▶ _Given exercise_: Restate the whole listing word for word. Pictures are left out.

▶ _Available data_:
------------

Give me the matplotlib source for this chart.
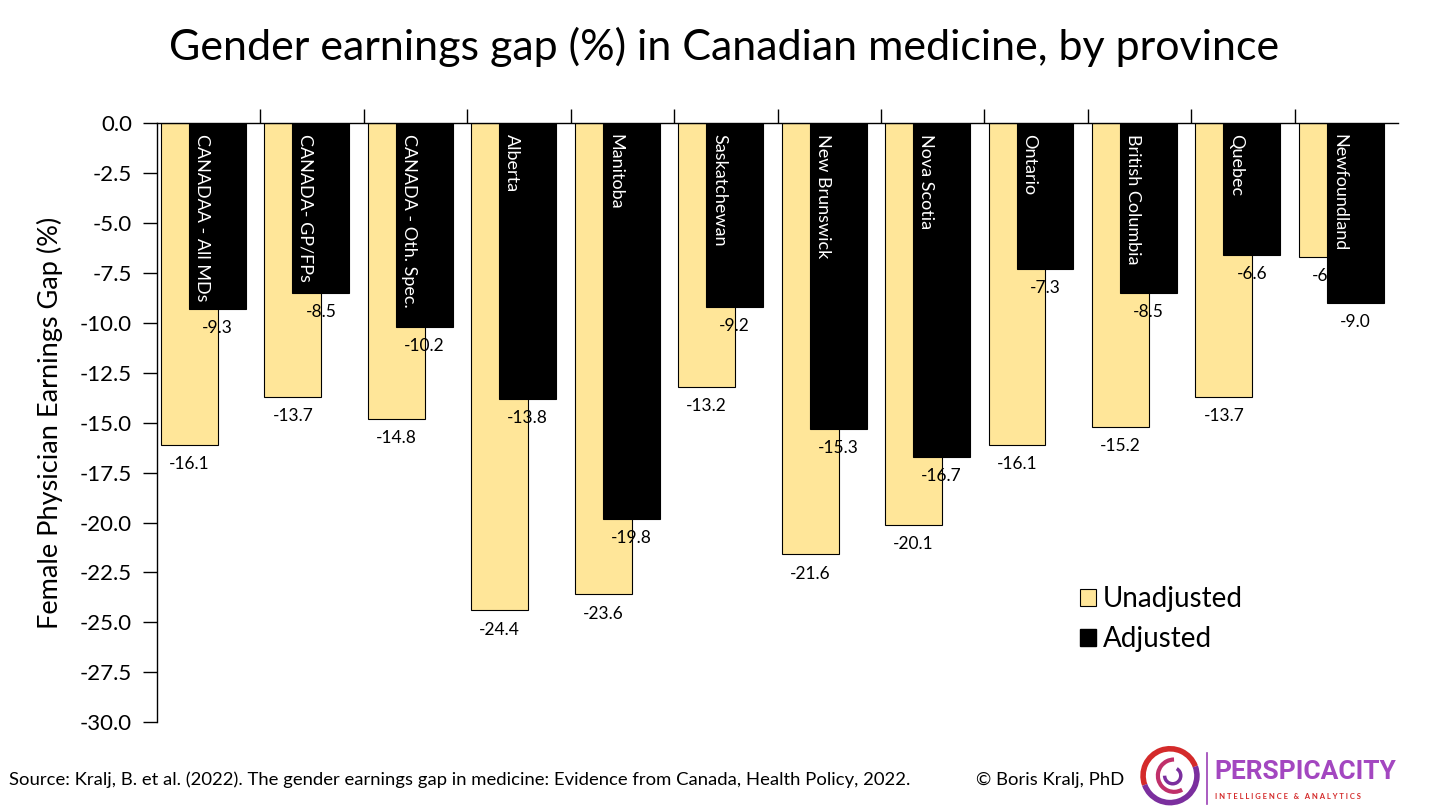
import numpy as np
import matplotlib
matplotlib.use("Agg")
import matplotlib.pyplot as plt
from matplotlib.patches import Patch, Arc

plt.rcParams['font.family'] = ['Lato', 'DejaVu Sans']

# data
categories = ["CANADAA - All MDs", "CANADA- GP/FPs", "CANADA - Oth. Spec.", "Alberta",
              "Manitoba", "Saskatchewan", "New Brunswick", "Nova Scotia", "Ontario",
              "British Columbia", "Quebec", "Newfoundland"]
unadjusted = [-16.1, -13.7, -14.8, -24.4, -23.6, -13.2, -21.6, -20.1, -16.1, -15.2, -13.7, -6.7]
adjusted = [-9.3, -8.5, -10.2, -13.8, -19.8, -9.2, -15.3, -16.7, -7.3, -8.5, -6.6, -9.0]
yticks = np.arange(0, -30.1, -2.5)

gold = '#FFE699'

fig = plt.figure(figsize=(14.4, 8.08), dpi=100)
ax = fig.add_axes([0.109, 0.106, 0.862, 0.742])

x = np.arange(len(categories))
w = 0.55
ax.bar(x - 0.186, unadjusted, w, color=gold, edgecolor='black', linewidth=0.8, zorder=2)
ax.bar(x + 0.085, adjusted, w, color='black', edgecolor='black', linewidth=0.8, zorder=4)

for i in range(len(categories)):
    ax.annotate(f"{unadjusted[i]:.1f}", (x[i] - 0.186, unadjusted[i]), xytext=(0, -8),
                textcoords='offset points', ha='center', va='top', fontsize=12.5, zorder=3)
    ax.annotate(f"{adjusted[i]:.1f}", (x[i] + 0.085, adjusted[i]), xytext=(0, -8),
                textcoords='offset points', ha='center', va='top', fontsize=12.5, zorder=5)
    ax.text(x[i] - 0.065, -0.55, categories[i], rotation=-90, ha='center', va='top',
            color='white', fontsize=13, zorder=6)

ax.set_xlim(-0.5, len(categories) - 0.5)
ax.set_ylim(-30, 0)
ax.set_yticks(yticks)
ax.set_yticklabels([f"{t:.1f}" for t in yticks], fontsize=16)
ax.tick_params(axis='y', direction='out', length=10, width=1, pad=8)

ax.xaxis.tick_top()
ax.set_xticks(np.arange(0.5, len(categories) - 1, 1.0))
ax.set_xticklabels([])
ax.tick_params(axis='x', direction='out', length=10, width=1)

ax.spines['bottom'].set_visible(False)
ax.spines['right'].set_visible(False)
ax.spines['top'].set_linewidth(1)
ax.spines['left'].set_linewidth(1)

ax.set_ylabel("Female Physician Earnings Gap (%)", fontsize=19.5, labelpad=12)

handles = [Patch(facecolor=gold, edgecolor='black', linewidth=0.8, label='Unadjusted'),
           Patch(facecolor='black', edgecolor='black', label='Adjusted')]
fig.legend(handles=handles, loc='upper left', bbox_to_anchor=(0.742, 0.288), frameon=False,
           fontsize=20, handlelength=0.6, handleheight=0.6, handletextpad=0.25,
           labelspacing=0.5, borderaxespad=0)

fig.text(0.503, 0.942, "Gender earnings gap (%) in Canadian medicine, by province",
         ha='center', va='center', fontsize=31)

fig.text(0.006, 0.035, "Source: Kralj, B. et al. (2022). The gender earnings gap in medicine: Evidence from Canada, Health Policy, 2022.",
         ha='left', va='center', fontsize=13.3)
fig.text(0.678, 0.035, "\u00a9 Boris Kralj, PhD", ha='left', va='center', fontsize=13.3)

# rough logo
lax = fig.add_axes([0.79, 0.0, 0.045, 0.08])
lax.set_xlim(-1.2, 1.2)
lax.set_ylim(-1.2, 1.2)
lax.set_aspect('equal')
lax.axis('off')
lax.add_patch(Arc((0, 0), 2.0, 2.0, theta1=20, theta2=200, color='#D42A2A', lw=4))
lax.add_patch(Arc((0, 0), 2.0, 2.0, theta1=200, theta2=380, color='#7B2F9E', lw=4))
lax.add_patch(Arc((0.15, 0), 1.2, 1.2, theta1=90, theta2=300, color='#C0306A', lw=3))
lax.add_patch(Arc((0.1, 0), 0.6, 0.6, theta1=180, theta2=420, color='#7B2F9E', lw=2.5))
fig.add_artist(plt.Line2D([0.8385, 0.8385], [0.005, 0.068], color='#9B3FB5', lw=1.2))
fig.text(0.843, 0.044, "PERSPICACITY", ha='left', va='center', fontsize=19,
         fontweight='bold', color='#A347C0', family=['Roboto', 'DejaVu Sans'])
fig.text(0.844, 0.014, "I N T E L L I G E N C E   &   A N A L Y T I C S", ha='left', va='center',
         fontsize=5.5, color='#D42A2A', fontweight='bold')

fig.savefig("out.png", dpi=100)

------------

▶ _Solution to the problem_:
Give me the matplotlib source for this chart.
import numpy as np
import matplotlib
matplotlib.use("Agg")
import matplotlib.pyplot as plt
from matplotlib.patches import Patch, Arc

plt.rcParams['font.family'] = ['Lato', 'DejaVu Sans']

# data
categories = ["CANADAA - All MDs", "CANADA- GP/FPs", "CANADA - Oth. Spec.", "Alberta",
              "Manitoba", "Saskatchewan", "New Brunswick", "Nova Scotia", "Ontario",
              "British Columbia", "Quebec", "Newfoundland"]
unadjusted = [-16.1, -13.7, -14.8, -24.4, -23.6, -13.2, -21.6, -20.1, -16.1, -15.2, -13.7, -6.7]
adjusted = [-9.3, -8.5, -10.2, -13.8, -19.8, -9.2, -15.3, -16.7, -7.3, -8.5, -6.6, -9.0]
yticks = np.arange(0, -30.1, -2.5)

gold = '#FFE699'

fig = plt.figure(figsize=(14.4, 8.08), dpi=100)
ax = fig.add_axes([0.109, 0.106, 0.862, 0.742])

x = np.arange(len(categories))
w = 0.55
ax.bar(x - 0.186, unadjusted, w, color=gold, edgecolor='black', linewidth=0.8, zorder=2)
ax.bar(x + 0.085, adjusted, w, color='black', edgecolor='black', linewidth=0.8, zorder=4)

for i in range(len(categories)):
    ax.annotate(f"{unadjusted[i]:.1f}", (x[i] - 0.186, unadjusted[i]), xytext=(0, -8),
                textcoords='offset points', ha='center', va='top', fontsize=12.5, zorder=3)
    ax.annotate(f"{adjusted[i]:.1f}", (x[i] + 0.085, adjusted[i]), xytext=(0, -8),
                textcoords='offset points', ha='center', va='top', fontsize=12.5, zorder=5)
    ax.text(x[i] - 0.065, -0.55, categories[i], rotation=-90, ha='center', va='top',
            color='white', fontsize=13, zorder=6)

ax.set_xlim(-0.5, len(categories) - 0.5)
ax.set_ylim(-30, 0)
ax.set_yticks(yticks)
ax.set_yticklabels([f"{t:.1f}" for t in yticks], fontsize=16)
ax.tick_params(axis='y', direction='out', length=10, width=1, pad=8)

ax.xaxis.tick_top()
ax.set_xticks(np.arange(0.5, len(categories) - 1, 1.0))
ax.set_xticklabels([])
ax.tick_params(axis='x', direction='out', length=10, width=1)

ax.spines['bottom'].set_visible(False)
ax.spines['right'].set_visible(False)
ax.spines['top'].set_linewidth(1)
ax.spines['left'].set_linewidth(1)

ax.set_ylabel("Female Physician Earnings Gap (%)", fontsize=19.5, labelpad=12)

handles = [Patch(facecolor=gold, edgecolor='black', linewidth=0.8, label='Unadjusted'),
           Patch(facecolor='black', edgecolor='black', label='Adjusted')]
fig.legend(handles=handles, loc='upper left', bbox_to_anchor=(0.742, 0.288), frameon=False,
           fontsize=20, handlelength=0.6, handleheight=0.6, handletextpad=0.25,
           labelspacing=0.5, borderaxespad=0)

fig.text(0.503, 0.942, "Gender earnings gap (%) in Canadian medicine, by province",
         ha='center', va='center', fontsize=31)

fig.text(0.006, 0.035, "Source: Kralj, B. et al. (2022). The gender earnings gap in medicine: Evidence from Canada, Health Policy, 2022.",
         ha='left', va='center', fontsize=13.3)
fig.text(0.678, 0.035, "\u00a9 Boris Kralj, PhD", ha='left', va='center', fontsize=13.3)

# rough logo
lax = fig.add_axes([0.79, 0.0, 0.045, 0.08])
lax.set_xlim(-1.2, 1.2)
lax.set_ylim(-1.2, 1.2)
lax.set_aspect('equal')
lax.axis('off')
lax.add_patch(Arc((0, 0), 2.0, 2.0, theta1=20, theta2=200, color='#D42A2A', lw=4))
lax.add_patch(Arc((0, 0), 2.0, 2.0, theta1=200, theta2=380, color='#7B2F9E', lw=4))
lax.add_patch(Arc((0.15, 0), 1.2, 1.2, theta1=90, theta2=300, color='#C0306A', lw=3))
lax.add_patch(Arc((0.1, 0), 0.6, 0.6, theta1=180, theta2=420, color='#7B2F9E', lw=2.5))
fig.add_artist(plt.Line2D([0.8385, 0.8385], [0.005, 0.068], color='#9B3FB5', lw=1.2))
fig.text(0.843, 0.044, "PERSPICACITY", ha='left', va='center', fontsize=19,
         fontweight='bold', color='#A347C0', family=['Roboto', 'DejaVu Sans'])
fig.text(0.844, 0.014, "I N T E L L I G E N C E   &   A N A L Y T I C S", ha='left', va='center',
         fontsize=5.5, color='#D42A2A', fontweight='bold')

fig.savefig("out.png", dpi=100)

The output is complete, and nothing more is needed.